* start *

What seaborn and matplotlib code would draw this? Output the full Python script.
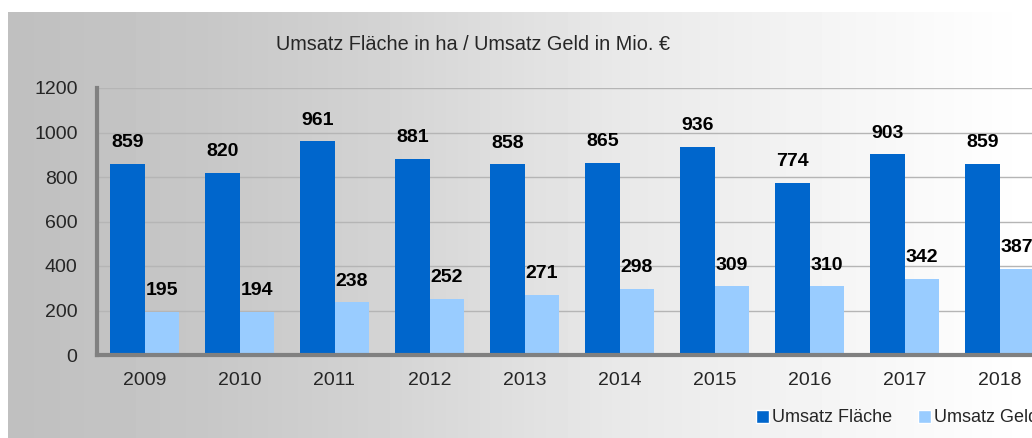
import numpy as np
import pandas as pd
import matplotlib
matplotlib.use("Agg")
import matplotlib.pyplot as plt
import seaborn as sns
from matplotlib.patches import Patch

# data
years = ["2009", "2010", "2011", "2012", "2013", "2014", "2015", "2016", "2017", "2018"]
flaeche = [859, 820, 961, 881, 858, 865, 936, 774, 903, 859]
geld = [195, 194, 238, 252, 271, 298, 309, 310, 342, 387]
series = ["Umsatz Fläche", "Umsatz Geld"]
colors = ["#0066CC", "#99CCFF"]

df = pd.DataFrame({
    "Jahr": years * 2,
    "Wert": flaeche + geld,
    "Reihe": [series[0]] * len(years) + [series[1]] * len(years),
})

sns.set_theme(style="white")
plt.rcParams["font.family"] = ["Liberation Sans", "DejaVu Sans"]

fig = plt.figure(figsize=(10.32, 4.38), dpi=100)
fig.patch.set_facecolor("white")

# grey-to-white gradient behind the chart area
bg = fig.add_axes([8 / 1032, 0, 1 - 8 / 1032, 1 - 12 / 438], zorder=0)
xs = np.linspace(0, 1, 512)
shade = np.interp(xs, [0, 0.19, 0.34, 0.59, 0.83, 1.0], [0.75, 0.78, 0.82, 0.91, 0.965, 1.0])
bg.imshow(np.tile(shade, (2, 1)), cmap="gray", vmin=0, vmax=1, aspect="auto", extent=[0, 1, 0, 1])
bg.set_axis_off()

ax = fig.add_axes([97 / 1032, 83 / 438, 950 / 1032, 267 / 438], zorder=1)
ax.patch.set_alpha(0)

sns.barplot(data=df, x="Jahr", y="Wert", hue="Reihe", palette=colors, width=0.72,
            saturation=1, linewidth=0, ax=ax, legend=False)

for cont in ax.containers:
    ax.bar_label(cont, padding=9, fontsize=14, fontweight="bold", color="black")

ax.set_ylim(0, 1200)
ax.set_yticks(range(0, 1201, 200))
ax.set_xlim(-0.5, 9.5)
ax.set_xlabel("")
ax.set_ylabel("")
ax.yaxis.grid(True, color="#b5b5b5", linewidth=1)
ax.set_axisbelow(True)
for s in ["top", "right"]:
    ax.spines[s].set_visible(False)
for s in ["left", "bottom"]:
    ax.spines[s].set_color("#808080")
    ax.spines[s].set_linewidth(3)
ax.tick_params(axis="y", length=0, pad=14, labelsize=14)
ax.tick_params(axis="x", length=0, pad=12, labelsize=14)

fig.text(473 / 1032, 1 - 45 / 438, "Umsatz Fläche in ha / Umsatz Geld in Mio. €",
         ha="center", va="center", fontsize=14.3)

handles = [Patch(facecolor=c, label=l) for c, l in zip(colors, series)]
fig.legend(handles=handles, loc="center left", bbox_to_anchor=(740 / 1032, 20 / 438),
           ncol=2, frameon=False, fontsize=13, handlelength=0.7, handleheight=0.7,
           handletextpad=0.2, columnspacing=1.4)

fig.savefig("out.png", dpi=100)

* end *

> WRITTEN INSTRUCTION
Show all lines from the data above in which the word "matplotlib" appears.

> FINISHED ANSWER
What seaborn and matplotlib code would draw this? Output the full Python script.
import matplotlib
matplotlib.use("Agg")
import matplotlib.pyplot as plt
from matplotlib.patches import Patch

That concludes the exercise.